Exercise directions
Emit the data below verbatim, stripping out any pictures.

Supplied data
»»

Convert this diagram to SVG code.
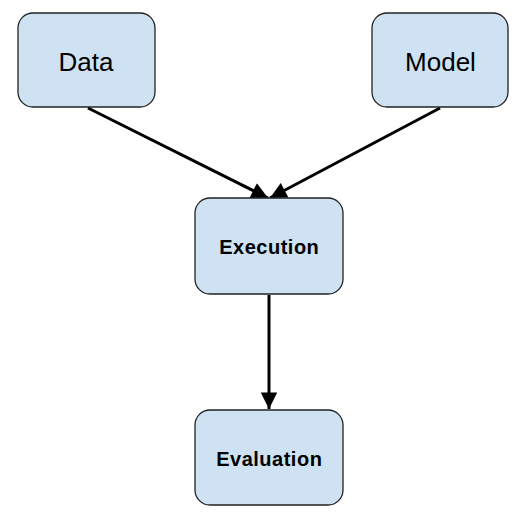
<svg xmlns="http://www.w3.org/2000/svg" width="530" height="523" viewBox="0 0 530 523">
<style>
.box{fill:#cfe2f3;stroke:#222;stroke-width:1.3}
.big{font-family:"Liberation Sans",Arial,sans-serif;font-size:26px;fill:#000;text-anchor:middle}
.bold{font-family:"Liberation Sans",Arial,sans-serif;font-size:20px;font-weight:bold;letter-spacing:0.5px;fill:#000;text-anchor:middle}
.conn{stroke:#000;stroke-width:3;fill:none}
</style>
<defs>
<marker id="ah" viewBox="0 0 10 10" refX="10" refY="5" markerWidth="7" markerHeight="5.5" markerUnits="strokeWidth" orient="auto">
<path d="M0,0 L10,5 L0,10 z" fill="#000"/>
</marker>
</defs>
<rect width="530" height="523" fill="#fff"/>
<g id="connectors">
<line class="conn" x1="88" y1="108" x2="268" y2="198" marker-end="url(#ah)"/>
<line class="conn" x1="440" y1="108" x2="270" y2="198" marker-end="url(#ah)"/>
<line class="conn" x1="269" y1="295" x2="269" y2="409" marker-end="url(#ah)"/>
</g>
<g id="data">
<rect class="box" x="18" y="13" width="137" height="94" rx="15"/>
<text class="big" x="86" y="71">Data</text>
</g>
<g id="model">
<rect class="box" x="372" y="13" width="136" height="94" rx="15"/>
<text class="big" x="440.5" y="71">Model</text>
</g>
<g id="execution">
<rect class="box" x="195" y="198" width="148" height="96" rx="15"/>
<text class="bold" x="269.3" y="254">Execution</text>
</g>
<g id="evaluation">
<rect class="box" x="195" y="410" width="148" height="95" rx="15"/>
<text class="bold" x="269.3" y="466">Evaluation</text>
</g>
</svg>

««

Final result
Convert this diagram to SVG code.
<svg xmlns="http://www.w3.org/2000/svg" width="530" height="523" viewBox="0 0 530 523">
<style>
.box{fill:#cfe2f3;stroke:#222;stroke-width:1.3}
.big{font-family:"Liberation Sans",Arial,sans-serif;font-size:26px;fill:#000;text-anchor:middle}
.bold{font-family:"Liberation Sans",Arial,sans-serif;font-size:20px;font-weight:bold;letter-spacing:0.5px;fill:#000;text-anchor:middle}
.conn{stroke:#000;stroke-width:3;fill:none}
</style>
<defs>
<marker id="ah" viewBox="0 0 10 10" refX="10" refY="5" markerWidth="7" markerHeight="5.5" markerUnits="strokeWidth" orient="auto">
<path d="M0,0 L10,5 L0,10 z" fill="#000"/>
</marker>
</defs>
<rect width="530" height="523" fill="#fff"/>
<g id="connectors">
<line class="conn" x1="88" y1="108" x2="268" y2="198" marker-end="url(#ah)"/>
<line class="conn" x1="440" y1="108" x2="270" y2="198" marker-end="url(#ah)"/>
<line class="conn" x1="269" y1="295" x2="269" y2="409" marker-end="url(#ah)"/>
</g>
<g id="data">
<rect class="box" x="18" y="13" width="137" height="94" rx="15"/>
<text class="big" x="86" y="71">Data</text>
</g>
<g id="model">
<rect class="box" x="372" y="13" width="136" height="94" rx="15"/>
<text class="big" x="440.5" y="71">Model</text>
</g>
<g id="execution">
<rect class="box" x="195" y="198" width="148" height="96" rx="15"/>
<text class="bold" x="269.3" y="254">Execution</text>
</g>
<g id="evaluation">
<rect class="box" x="195" y="410" width="148" height="95" rx="15"/>
<text class="bold" x="269.3" y="466">Evaluation</text>
</g>
</svg>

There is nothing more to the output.